**Task directions**
Repeat the records below exactly, from the first line through the line containing "import * as", and leave out any pictures.

**Data to process**

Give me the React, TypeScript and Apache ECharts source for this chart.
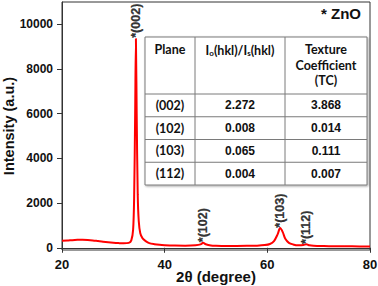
import React, { useEffect, useRef } from "react";
import * as echarts from "echarts";

// XRD pattern (2θ in degrees, intensity in a.u.)
const twoTheta = [
  20, 21, 22, 23, 24, 25, 26, 27, 28, 29, 30, 31, 32, 33, 33.5, 33.85, 34.05, 34.25, 34.4, 34.55,
  34.75, 34.95, 35.25, 35.7, 36.3, 37, 38, 39, 40, 42, 44, 46, 47, 47.5, 48, 49, 50, 52, 54, 56,
  58, 59.5, 60.5, 61.3, 62, 62.5, 63, 63.5, 64.2, 65, 66, 67, 67.6, 68.2, 69, 70, 72, 75, 78, 80,
];
const intensity = [
  310, 320, 340, 355, 360, 350, 330, 300, 270, 245, 225, 210, 200, 220, 330, 800, 2200, 6000, 9360, 6000,
  2400, 1200, 650, 420, 300, 210, 160, 130, 115, 100, 95, 110, 150, 220, 160, 105, 90, 80, 80, 85,
  95, 120, 170, 300, 600, 880, 700, 400, 220, 150, 110, 120, 160, 110, 85, 80, 70, 65, 62, 60,
];

// Peak annotations
const peakLabels = ["*(002)", "*(102)", "*(103)", "*(112)"];
const peakX = [34.4, 47.5, 62.5, 67.6];
const peakY = [9400, 250, 900, 170];

// Axis ticks
const yTicks = [0, 2000, 4000, 6000, 8000, 10000];

// Table
const tablePlanes = ["(002)", "(102)", "(103)", "(112)"];
const tableRatio = ["2.272", "0.008", "0.065", "0.004"];
const tableTC = ["3.868", "0.014", "0.111", "0.007"];

const NUM_FONT = 'bold 12px "Liberation Sans", Arial, sans-serif';
const HEAD_FONT = 'bold 12.5px Lato, "Open Sans", sans-serif';

function buildTable() {
  const left = 145;
  const top = 37;
  const c1 = 195;
  const c2 = 285;
  const right = 367;
  const headH = 57;
  const rowH = 22.75;
  const bottom = top + headH + rowH * tablePlanes.length;
  const stroke = "#7a7a7a";
  const els: any[] = [];
  els.push({
    type: "rect",
    shape: { x: left, y: top, width: right - left, height: bottom - top },
    style: { fill: "#fff", stroke, lineWidth: 1, shadowBlur: 2, shadowColor: "rgba(0,0,0,0.35)", shadowOffsetX: 1, shadowOffsetY: 1 },
    z: 10,
  });
  [c1, c2].forEach((x) =>
    els.push({ type: "line", shape: { x1: x, y1: top, x2: x, y2: bottom }, style: { stroke, lineWidth: 1 }, z: 11 })
  );
  for (let i = 0; i < tablePlanes.length; i++) {
    const y = top + headH + rowH * i;
    els.push({ type: "line", shape: { x1: left, y1: y, x2: right, y2: y }, style: { stroke, lineWidth: 1 }, z: 11 });
  }
  const txt = (text: string, x: number, y: number, font: string) => ({
    type: "text",
    z: 12,
    style: { text, x, y, align: "center", verticalAlign: "middle", font, fill: "#111" },
  });
  els.push(txt("Plane", (left + c1) / 2, 49, HEAD_FONT));
  els.push({
    type: "text",
    z: 12,
    style: {
      text: "{n|I}{s|o}{n|(hkl)/I}{s|s}{n|(hkl)}",
      x: (c1 + c2) / 2,
      y: 49,
      align: "center",
      verticalAlign: "middle",
      fill: "#111",
      rich: {
        n: { font: HEAD_FONT, lineHeight: 16, verticalAlign: "bottom", fill: "#111" },
        s: { font: 'bold 8px Lato, "Open Sans", sans-serif', lineHeight: 9, verticalAlign: "bottom", fill: "#111" },
      },
    },
  });
  els.push(txt("Texture", (c2 + right) / 2, 49, HEAD_FONT));
  els.push(txt("Coefficient", (c2 + right) / 2, 65, HEAD_FONT));
  els.push(txt("(TC)", (c2 + right) / 2, 80, HEAD_FONT));
  for (let i = 0; i < tablePlanes.length; i++) {
    const cy = top + headH + rowH * i + rowH / 2;
    els.push(txt(tablePlanes[i], (left + c1) / 2, cy, HEAD_FONT));
    els.push(txt(tableRatio[i], (c1 + c2) / 2, cy, NUM_FONT));
    els.push(txt(tableTC[i], (c2 + right) / 2, cy, NUM_FONT));
  }
  els.push({
    type: "text",
    z: 12,
    style: { text: "* ZnO", x: 361, y: 13, align: "right", verticalAlign: "middle", font: 'bold 15px "Liberation Sans", Arial, sans-serif', fill: "#111" },
  });
  return els;
}

export default function App() {
  const ref = useRef<HTMLDivElement>(null);
  useEffect(() => {
    if (!ref.current) return;
    const chart = echarts.init(ref.current, undefined, { renderer: "svg" });
    const axisFont = { fontFamily: '"Liberation Sans", Arial, sans-serif', fontWeight: "bold" as const, color: "#111" };
    chart.setOption({
      animation: false,
      grid: {
        left: 62,
        right: 8,
        top: 2,
        bottom: 36,
        show: true,
        borderColor: "#333",
        borderWidth: 1,
        backgroundColor: "transparent",
        containLabel: false,
        outerBoundsMode: "none",
      },
      xAxis: {
        type: "value",
        min: 20,
        max: 80,
        interval: 20,
        name: "2θ (degree)",
        nameLocation: "middle",
        nameGap: 19,
        nameMoveOverlap: false,
        nameTextStyle: { ...axisFont, fontSize: 15 },
        axisLine: { lineStyle: { color: "#333", width: 1 } },
        axisTick: { length: 5, lineStyle: { color: "#333" } },
        axisLabel: { ...axisFont, fontSize: 13, margin: 8 },
        splitLine: { show: false },
      },
      yAxis: {
        type: "value",
        min: -100,
        max: 11000,
        name: "Intensity (a.u.)",
        nameLocation: "middle",
        nameGap: 46,
        nameMoveOverlap: false,
        nameTextStyle: { ...axisFont, fontSize: 14.5 },
        axisLine: { show: true, lineStyle: { color: "#333", width: 1 } },
        axisTick: { show: true, length: 5, customValues: yTicks, lineStyle: { color: "#333" } },
        axisLabel: { ...axisFont, fontSize: 12, margin: 9, customValues: yTicks, formatter: (v: number) => String(v) },
        splitLine: { show: false },
      },
      series: [
        {
          type: "line",
          data: twoTheta.map((x, i) => [x, intensity[i]]),
          showSymbol: false,
          smooth: 0.3,
          lineStyle: { color: "#ff0000", width: 2 },
          z: 2,
        },
        {
          type: "scatter",
          data: peakX.map((x, i) => ({ value: [x, peakY[i]], name: peakLabels[i] })),
          symbolSize: 0,
          silent: true,
          label: {
            show: true,
            formatter: (p: any) => p.name,
            position: "top",
            distance: 0,
            rotate: 90,
            align: "left",
            verticalAlign: "middle",
            fontFamily: '"Liberation Sans", Arial, sans-serif',
            fontWeight: "bold",
            fontSize: 12.5,
            color: "#000",
            textBorderColor: "#000",
            textBorderWidth: 0.3,
          },
          z: 3,
        },
      ],
      graphic: buildTable(),
    });
    return () => chart.dispose();
  }, []);
  return <div ref={ref} style={{ width: 378, height: 286, position: "absolute", left: 0, top: 0 }} />;
}
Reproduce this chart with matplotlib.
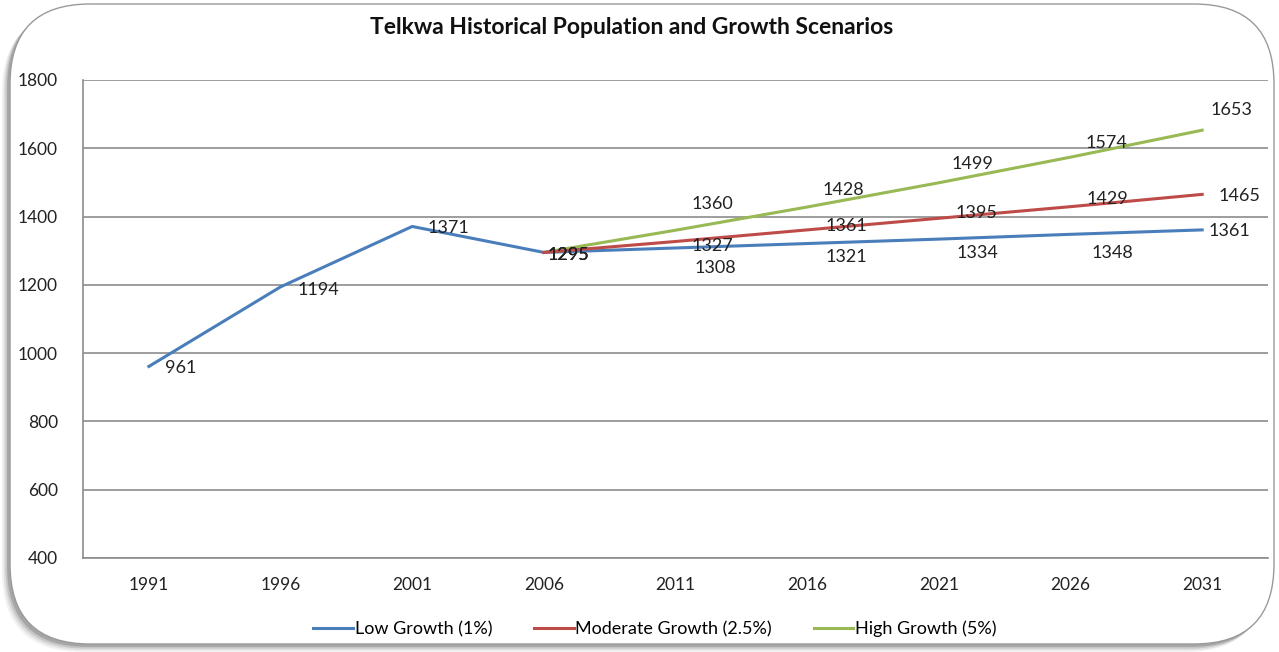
import matplotlib.pyplot as plt
from matplotlib.patches import FancyBboxPatch

plt.rcParams['font.family'] = ['Lato', 'DejaVu Sans']

# data
years = ['1991', '1996', '2001', '2006', '2011', '2016', '2021', '2026', '2031']
low = [961, 1194, 1371, 1295, 1308, 1321, 1334, 1348, 1361]
moderate = [1295, 1327, 1361, 1395, 1429, 1465]
high = [1295, 1360, 1428, 1499, 1574, 1653]

# label offsets in pixels, as placed in the original
low_off = [(32, -2), (38, -3), (36, -2), (25, -3), (40, -20), (39, -13), (39, -14), (42, -19), (27, -1)]
mod_off = [(25, -3), (37, -5), (39, 4), (38, 5), (37, 8), (37, -2)]
high_off = [(25, -3), (37, 26), (36, 17), (34, 19), (36, 14), (29, 20)]

fig = plt.figure(figsize=(12.79, 6.52), dpi=100)

# rounded frame with soft shadow toward lower left
bg = fig.add_axes([0, 0, 1, 1])
bg.set_xlim(0, 1279)
bg.set_ylim(652, 0)
bg.axis('off')
for i, a in enumerate([0.05, 0.08, 0.11, 0.16]):
    s = 7 - i * 1.7
    bg.add_patch(FancyBboxPatch((9 - s, 5 + s), 1264, 640,
                                boxstyle='round,pad=0,rounding_size=80',
                                fc='#000000', ec='none', alpha=a))
bg.add_patch(FancyBboxPatch((10, 4), 1264, 640, boxstyle='round,pad=0,rounding_size=80',
                            fc='white', ec='#9a9a9a', lw=1.0))

ax = fig.add_axes([83 / 1279, 1 - 558 / 652, (1268 - 83) / 1279, (558 - 80) / 652])
ax.set_facecolor('none')
x = list(range(len(years)))
xs = x[3:]

ax.plot(x, low, color='#4A7EBB', lw=2.2, label='Low Growth (1%)', zorder=3)
ax.plot(xs, moderate, color='#BE4B48', lw=2.2, label='Moderate Growth (2.5%)', zorder=3)
ax.plot(xs, high, color='#98B954', lw=2.2, label='High Growth (5%)', zorder=2)

for xv, yv, off in zip(x, low, low_off):
    ax.annotate(str(yv), (xv, yv), xytext=off, textcoords='offset pixels',
                ha='center', va='center', fontsize=13, color='#222222')
for xv, yv, off in zip(xs, moderate, mod_off):
    ax.annotate(str(yv), (xv, yv), xytext=off, textcoords='offset pixels',
                ha='center', va='center', fontsize=13, color='#222222')
for xv, yv, off in zip(xs, high, high_off):
    ax.annotate(str(yv), (xv, yv), xytext=off, textcoords='offset pixels',
                ha='center', va='center', fontsize=13, color='#222222')

ax.set_xlim(-0.5, len(years) - 0.5)
ax.set_ylim(400, 1800)
ax.set_yticks(range(400, 1801, 200))
ax.set_xticks(x)
ax.set_xticklabels(years)
ax.tick_params(length=0, labelsize=12.5, colors='#222222')
ax.tick_params(axis='x', pad=14)
ax.tick_params(axis='y', pad=18)
ax.grid(axis='y', color='#8c8c8c', lw=1.2)
ax.set_axisbelow(True)
for side in ['top', 'right']:
    ax.spines[side].set_visible(False)
for side in ['left', 'bottom']:
    ax.spines[side].set_color('#8c8c8c')
    ax.spines[side].set_linewidth(1.2)

fig.text(632 / 1279, 1 - 28 / 652, 'Telkwa Historical Population and Growth Scenarios',
         ha='center', va='center', fontsize=16.5, fontweight='bold', color='#111111')

fig.legend(loc='center', bbox_to_anchor=(655 / 1279, 1 - 629 / 652), ncol=3, frameon=False,
           fontsize=13, handlelength=2.2, handletextpad=0.1, columnspacing=2.3)

fig.savefig('out.png', dpi=100)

**Answer in full**
Give me the React, TypeScript and Apache ECharts source for this chart.
import React, { useEffect, useRef } from "react";
import * as echarts from "echarts";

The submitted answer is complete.